In that respect, Shirley Stoler and Tony Lo Bianco's performances are fantastic. They were both stage actors before "The Honeymoon Killers;" it was Stoler's film debut and only Lo Bianco's second screen credit. The scowling, heavy-set Stoler dominates the story as Martha, a vindictive sourpuss whose twisted devotion to Ray knows no bounds. Lo Bianco is equally chilling as Ray, a dead-eyed sociopath whose superficial good looks and charm makes it easy to see why lonely women might be hoodwinked by him. These are loathsome people and there is no attempt to make them likeable at all, but the strength of the performances draws you in with a perverse fascination. When the murder scenes arrive, they are still incredibly sordid and shocking despite the lo-fi practical effects.

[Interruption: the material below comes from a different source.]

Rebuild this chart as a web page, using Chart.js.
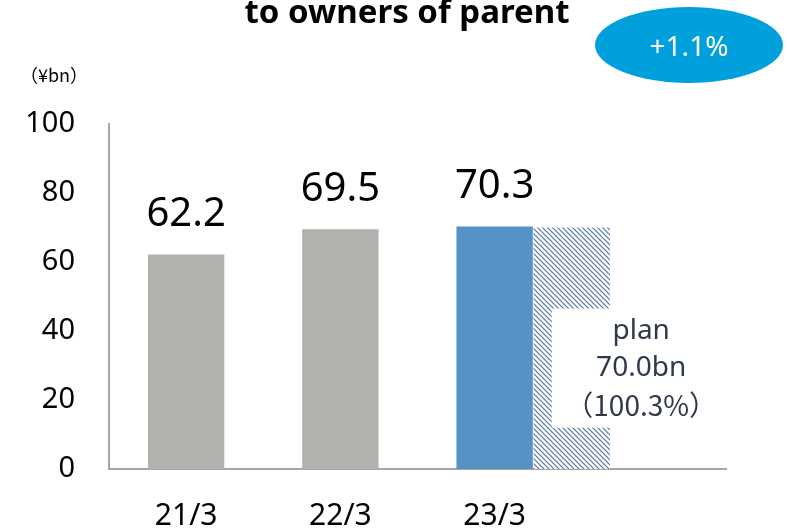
<!DOCTYPE html>
<html>
<head>
<meta charset="utf-8">
<script src="https://cdn.jsdelivr.net/npm/chart.js@4.4.1/dist/chart.umd.min.js"></script>
<style>
  html, body { margin: 0; padding: 0; background: #fff; }
  #wrap { position: relative; width: 787px; height: 530px; }
</style>
</head>
<body>
<div id="wrap"><canvas id="chart-net-income"></canvas></div>
<script>
// net income attributable to owners of parent (¥bn)
var categories = ['21/3', '22/3', '23/3'];
var actualValues = [62.2, 69.5, 70.3];
var planValue = 70.0;
var planLines = ['plan', planValue.toFixed(1) + 'bn', '（100.3%）'];
var yTicks = [0, 20, 40, 60, 80, 100];
var titleText = 'to owners of parent';
var growthText = '+1.1%';
var unitText = '（¥bn）';

(function(){
  var GRAY = '#b1b1ad', BLUE = '#5691c8', AXIS = '#a6a6a6';
  var FONT = '"Noto Sans", sans-serif';

  var canvas = document.getElementById('chart-net-income');
  var ctx = canvas.getContext('2d');

  // diagonal hatch for the plan bar
  var tile = document.createElement('canvas'); tile.width = 5; tile.height = 5;
  var tg = tile.getContext('2d');
  tg.fillStyle = '#fff'; tg.fillRect(0, 0, 5, 5);
  tg.strokeStyle = '#4f74a6'; tg.lineWidth = 1.2;
  tg.beginPath();
  tg.moveTo(-1, -1); tg.lineTo(6, 6);
  tg.moveTo(-1, 4); tg.lineTo(1, 6);
  tg.moveTo(4, -1); tg.lineTo(6, 1);
  tg.stroke();
  var hatch = ctx.createPattern(tile, 'repeat');

  var lastIdx = categories.length - 1;
  var actualData = actualValues.map(function(v, i){ return { x: i, y: v }; });
  var planData = [{ x: lastIdx + 0.5, y: planValue }];

  var annotations = {
    id: 'annotations',
    afterDatasetsDraw: function(chart) {
      var c = chart.ctx, xs = chart.scales.x, ys = chart.scales.y;
      c.save();
      // value labels above the result bars
      c.fillStyle = '#000'; c.font = '40px ' + FONT;
      c.textAlign = 'center'; c.textBaseline = 'alphabetic';
      chart.getDatasetMeta(0).data.forEach(function(bar, i){
        c.fillText(actualValues[i].toFixed(1), bar.x, bar.y - 28);
      });
      // plan callout box over the hatched bar
      var bx0 = xs.getPixelForValue(lastIdx + 0.37), bx1 = xs.getPixelForValue(lastIdx + 1.4);
      var by0 = ys.getPixelForValue(46.5), by1 = ys.getPixelForValue(12);
      c.fillStyle = '#fff'; c.fillRect(bx0, by0, bx1 - bx0, by1 - by0);
      var cx = xs.getPixelForValue(lastIdx + 0.95);
      c.fillStyle = '#2f3a48'; c.font = '28px ' + FONT; c.textBaseline = 'middle';
      planLines.forEach(function(t, i){
        if (i === 2) c.font = '28px "Noto Sans CJK JP", ' + FONT;
        c.fillText(t, cx, (by0 + by1) / 2 + (i - 1) * 37.5);
      });
      c.restore();
    },
    afterDraw: function(chart) {
      var c = chart.ctx;
      c.save();
      c.fillStyle = '#000'; c.font = 'bold 33px ' + FONT;
      c.textAlign = 'center'; c.textBaseline = 'alphabetic';
      c.fillText(titleText, 407, 23);
      // growth badge
      c.fillStyle = '#00a0dc';
      c.beginPath(); c.ellipse(689, 45, 94, 38, 0, 0, Math.PI * 2); c.fill();
      c.fillStyle = '#fff'; c.font = '28px ' + FONT; c.textBaseline = 'middle';
      c.fillText(growthText, 689, 48);
      // unit
      c.fillStyle = '#000'; c.font = '18px "Noto Sans CJK JP", ' + FONT;
      c.textAlign = 'left';
      c.fillText(unitText, 20, 75);
      c.restore();
    }
  };

  new Chart(ctx, {
    type: 'bar',
    data: {
      datasets: [
        {
          label: 'result', data: actualData, grouped: false,
          backgroundColor: function(cx){ return cx.dataIndex === lastIdx ? BLUE : GRAY; },
          barPercentage: 0.99, categoryPercentage: 1
        },
        {
          label: 'plan', data: planData, grouped: false,
          backgroundColor: hatch,
          barPercentage: 0.99, categoryPercentage: 1
        }
      ]
    },
    options: {
      responsive: true, maintainAspectRatio: false, animation: false,
      layout: { padding: { top: 124, right: 61, left: 0, bottom: 0 } },
      plugins: { legend: { display: false }, tooltip: { enabled: false } },
      scales: {
        x: {
          type: 'linear', min: -0.5, max: lastIdx + 1.5,
          offset: false, bounds: 'data',
          grid: { display: false, drawTicks: false },
          border: { color: AXIS, width: 2 },
          afterBuildTicks: function(ax){ ax.ticks = categories.map(function(c, i){ return { value: i }; }); },
          afterFit: function(ax){ ax.height = 61; },
          ticks: {
            padding: 29, color: '#000', font: { family: FONT, size: 30 },
            autoSkip: false, maxRotation: 0,
            callback: function(v){ return categories[v]; }
          }
        },
        y: {
          min: 0, max: 100,
          grid: { display: false, drawTicks: false },
          border: { color: AXIS, width: 2 },
          afterBuildTicks: function(ax){ ax.ticks = yTicks.map(function(v){ return { value: v }; }); },
          afterFit: function(ax){ ax.width = 109; },
          ticks: { padding: 34, color: '#000', font: { family: FONT, size: 29 } }
        }
      }
    },
    plugins: [annotations]
  });
})();
</script>
</body>
</html>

Some of Stoler's histrionic line deliveries add a little camp factor and it is perhaps no surprise that "The Honeymoon Killers" is one of John Waters' favorite movies. It was released the same year as the Pope of Trash's "Multiple Maniacs," and Stoler reportedly took some umbrage with comparisons to Waters' muse Divine in her subsequent career. Indeed, "Female Trouble" feels like a grotesque kindred spirit of Kastle's movie.
Overall, "The Honeymoon Killers" is a cult classic that transcended its low-budget and exploitation origins, applauded by critics for its unflinching portrayal of violence and the banality of evil and later released as part of the Criterion Collection. Francois Truffaut went as far as to name "The Honeymoon Killers" as his favorite American film; despite his limited involvement, Scorsese is no doubt proud that the flick garnered such high praise from one of his idols.